Try this next time around. do the first 3 pages of questions, and then go to the last question and work backwards. In general, the harder questions will be found after question 12. You will also find an easy question or two towards the end as (in my opinion) LSAC does not expect everyone to get to.
Thank you. I'm going to try that, especially because I didn't know the questions got harder toward the end of the section. But it makes sense now......I've noticed that the 5-minute warning comes when I'm on #17-18, usually. There's about 25 questions in a section, so that leaves me in the crapper for the rest. What I do is mark the last question so I know where it is (the scoring sheet goes past 25), and then watch the clock hardcore as I try to get the section done. That probably means that I'm only getting to #20-21 at the most. When there's about a minute left, I bubble in whatever..Usually the last three or four I don't even look at. But even when I do that, I've already done horribly in that second half of the section. In my last two PT's in at least one LR section, I get the first 12 or 13 correct. It's like I'm on a streak that completely dies out by question 15. From 15 on I'm lucky to get more than 5 answers right.

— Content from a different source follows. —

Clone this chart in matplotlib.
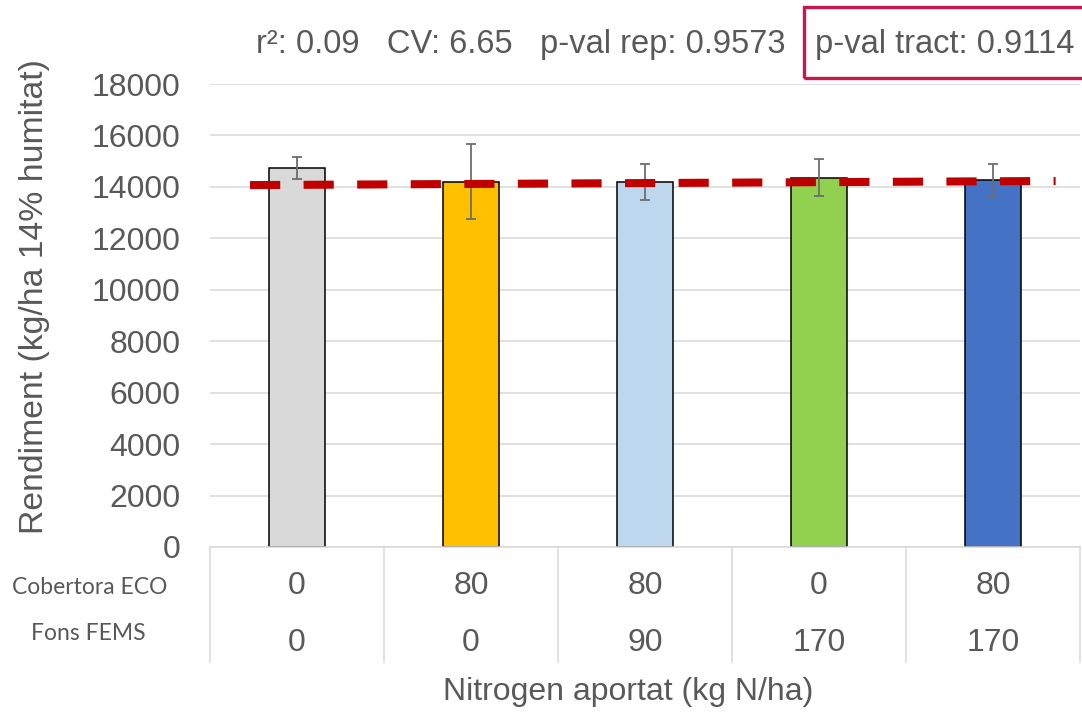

Quote from: marcus-aurelius on September 21, 2010, 09:50:32 AMTry this next time around. do the first 3 pages of questions, and then go to the last question and work backwards. In general, the harder questions will be found after question 12. You will also find an easy question or two towards the end as (in my opinion) LSAC does not expect everyone to get to. That's interesting. Is that your observation, or an official secret?
OP: Given that your highest score so far is 146 after some practice/study time I don't think your major problem or best solution is to do the questions in a different order. You are missing far too many for your current score range to be based on the order you do them. You need to do something to significantly improve your understanding of what is going on with LR questions, what concepts are involved and being tested, and to change/improve your approach and skills at solving each of the questions/question types, etc.Timing is NOT your main problem, your underlying skills are. Speed comes with/improves with better understanding of and skills with the materials. When you know what is going on with, how to properly approach the various question types, and know/understand what techniques and methods of analysis to apply to each you will be able to solve each of them in less time with better accuracy. Other than churning through a bunch of practice tests/sections as fast as you can timed, what else have you been doing to improve your LR problem solving skills?